Baldwin gave a lengthy interview to George Stephanopoulos and ABC News about the fatal incident Thursday night, going into detail about the event and Hutchins. "I loved working with this woman," he said (per ABC News). The actor and producer also went into detail about the fatal incident, describing it as a marking rehearsal in which he was instructed by Hutchins to aim the weapon "right below her armpit." However, Baldwin claims he didn't pull the trigger — a claim that is already being disputed by some.
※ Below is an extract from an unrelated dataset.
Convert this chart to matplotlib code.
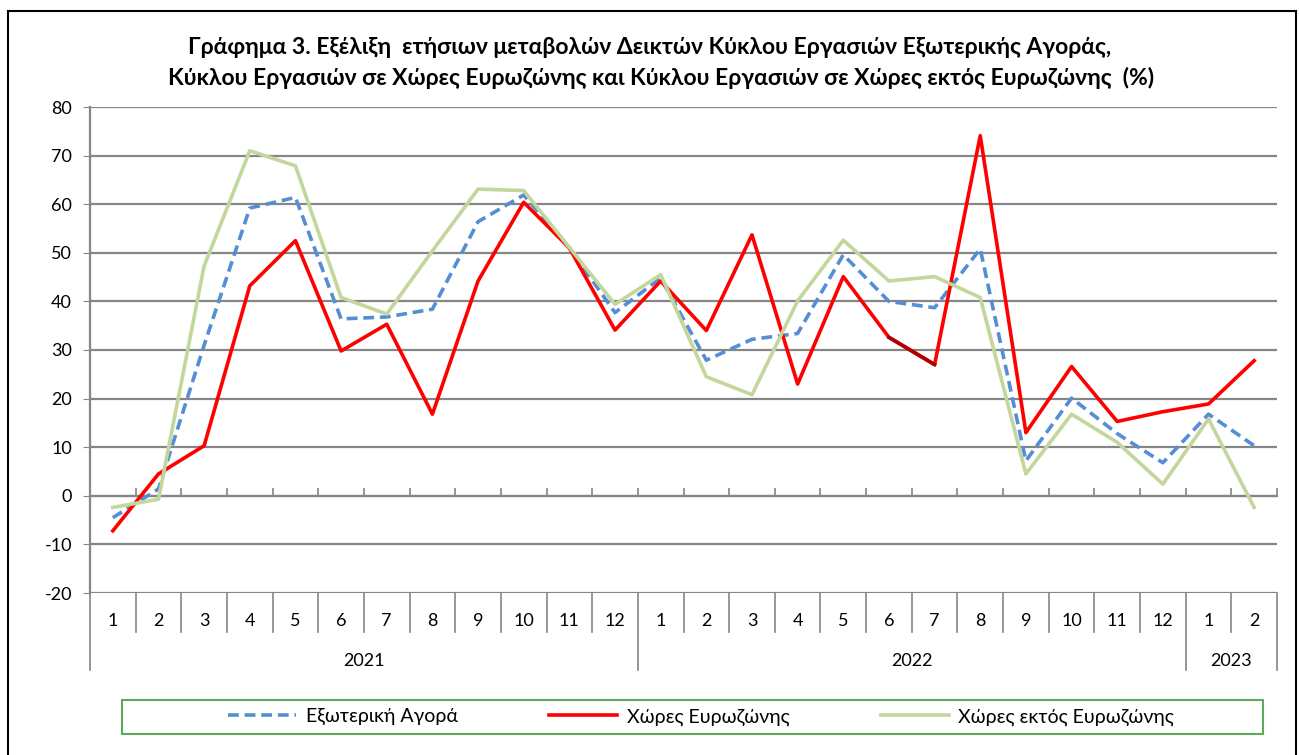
import numpy as np
import matplotlib.pyplot as plt
from matplotlib.patches import Rectangle
from matplotlib.lines import Line2D
from matplotlib.transforms import blended_transform_factory

plt.rcParams['font.family'] = ['Lato', 'DejaVu Sans']
plt.rcParams['axes.unicode_minus'] = False

# ---- data ----
months = ['1', '2', '3', '4', '5', '6', '7', '8', '9', '10', '11', '12',
          '1', '2', '3', '4', '5', '6', '7', '8', '9', '10', '11', '12',
          '1', '2']
years = ['2021', '2022', '2023']
year_len = [12, 12, 2]

ext_market = [-4.5, 1.4, 31.0, 59.2, 61.4, 36.4, 36.8, 38.4, 56.4, 61.9, 51.0, 37.7,
              44.8, 27.9, 32.2, 33.4, 49.6, 40.0, 38.7, 50.8, 7.2, 20.1, 12.8, 6.8,
              16.8, 10.3]
eurozone = [-7.2, 4.5, 10.3, 43.2, 52.5, 29.8, 35.3, 16.8, 44.2, 60.4, 51.0, 34.1,
            44.2, 34.0, 53.7, 23.0, 45.1, 32.6, 27.0, 74.1, 13.0, 26.6, 15.3, 17.3,
            18.9, 27.8]
non_eurozone = [-2.4, -0.7, 47.3, 71.0, 67.9, 40.8, 37.4, 50.4, 63.1, 62.8, 51.1, 39.4,
                45.5, 24.5, 20.8, 40.1, 52.6, 44.2, 45.1, 40.8, 4.5, 16.8, 11.0, 2.4,
                15.8, -2.4]

labels = ['Εξωτερική Αγορά', 'Χώρες Ευρωζώνης', 'Χώρες εκτός Ευρωζώνης']
title_1 = 'Γράφημα 3. Εξέλιξη  ετήσιων μεταβολών Δεικτών Κύκλου Εργασιών Εξωτερικής Αγοράς,'
title_2 = 'Κύκλου Εργασιών σε Χώρες Ευρωζώνης και Κύκλου Εργασιών σε Χώρες εκτός Ευρωζώνης  (%)'

W, H = 1299, 755
fig = plt.figure(figsize=(W / 100, H / 100), dpi=100)
ax = fig.add_axes([90 / W, 1 - 593 / H, (1277 - 90) / W, (593 - 107) / H])

x = np.arange(len(months))
grid_col = '#868686'

# gridlines
for v in range(-20, 90, 10):
    ax.axhline(v, color=grid_col, lw=1.6, zorder=0)

ax.plot(x, ext_market, color='#558ED5', lw=2.6, ls=(0, (3, 1.6)), zorder=3, label=labels[0])
ax.plot(x, eurozone, color='#FF0000', lw=2.6, zorder=4, label=labels[1])
ax.plot(x[17:19], eurozone[17:19], color='#B00000', lw=2.6, zorder=4)
ax.plot(x, non_eurozone, color='#C3D69B', lw=2.6, zorder=5, label=labels[2])

ax.set_xlim(-0.5, len(months) - 0.5)
ax.set_ylim(-20, 80)
ax.set_yticks(range(-20, 90, 10))
ax.tick_params(axis='y', labelsize=13, length=5, color=grid_col, pad=8)

for s in ['top', 'right']:
    ax.spines[s].set_visible(False)
ax.spines['left'].set_color(grid_col)
ax.spines['left'].set_linewidth(1.6)
ax.spines['bottom'].set_position(('data', 0))
ax.spines['bottom'].set_color(grid_col)
ax.spines['bottom'].set_linewidth(1.6)
ax.set_xticks(np.arange(-0.5, len(months), 1.0))
ax.set_xticklabels([])
ax.tick_params(axis='x', direction='in', length=6, color=grid_col, width=1.2)

# category band under the plot
tr = blended_transform_factory(ax.transData, ax.transAxes)
ah = 593 - 107
y_month = -(621 - 593) / ah
y_msep = -(632 - 593) / ah
y_year = -(661 - 593) / ah
y_ysep = -(670 - 593) / ah
for i, m in enumerate(months):
    ax.text(x[i], y_month, m, transform=tr, ha='center', va='center', fontsize=13)
year_edges = np.concatenate([[0], np.cumsum(year_len)]) - 0.5
for b in np.arange(-0.5, len(months), 1.0):
    bottom = y_ysep if b in year_edges else y_msep
    ax.add_line(Line2D([b, b], [0, bottom], transform=tr, color=grid_col, lw=1.2, clip_on=False))
for k, yr in enumerate(years):
    ax.text((year_edges[k] + year_edges[k + 1]) / 2, y_year, yr, transform=tr,
            ha='center', va='center', fontsize=13)

# title
fig.text(650 / W, 1 - 48 / H, title_1, ha='center', va='center', fontsize=16.5, fontweight='bold')
fig.text(661 / W, 1 - 78 / H, title_2, ha='center', va='center', fontsize=16.5, fontweight='bold')

# outer border
fig.patches.append(Rectangle((8 / W, -0.05), (1296 - 8) / W, 1 - 11 / H + 0.05,
                             transform=fig.transFigure, fill=False, ec='black', lw=1.5))

# legend box
fig.patches.append(Rectangle((122 / W, 1 - 734 / H), (1263 - 122) / W, 34 / H,
                             transform=fig.transFigure, fill=False, ec='#5FA85F', lw=1.5))
fig.legend(loc='center', bbox_to_anchor=(701 / W, 1 - 717 / H), ncol=3, frameon=False,
           fontsize=14, handlelength=3.5, handletextpad=0.5, columnspacing=4.7)

fig.savefig('out.png', dpi=100)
Baldwin said 'the trigger wasn't pulled'

In an interview with ABC News on Thursday, Alec Baldwin said he cocked the gun he held in the scene that claimed cinematographer Halyna Hutchins' life, but "The trigger wasn't pulled. I didn't pull the trigger," Baldwin told ABC News. The actor said when he released the hammer of the gun, it discharged. When interviewer George Stephanopoulos clarified he did not pull the trigger, Baldwin again said, "I would never point a gun at anyone and pull a trigger at them."

However, some experts doubt Baldwin's claim. Bryan W. Carpenter, a weapons armorer who works for Dark Thirty Film Services, told Fox News the type of weapon Baldwin reportedly used — a F.LLI Pietta Long Colt 45 Revolver — has a two-step process to fire. "It had to be cocked and the trigger pulled to fire," Carpenter said, adding that model of gun has a very light trigger. 

Film and prop historian Michael Corrie seemed to agree, telling the outlet that only a "mechanical failure" would cause a revolver to fire without a pulled trigger. "Barring an as yet unknown mechanical failure, this weapon did not fire itself," Corrie said. 

Regardless, the debate over guns used in TV and film continues, with many on social media seeing red over Baldwin's denials.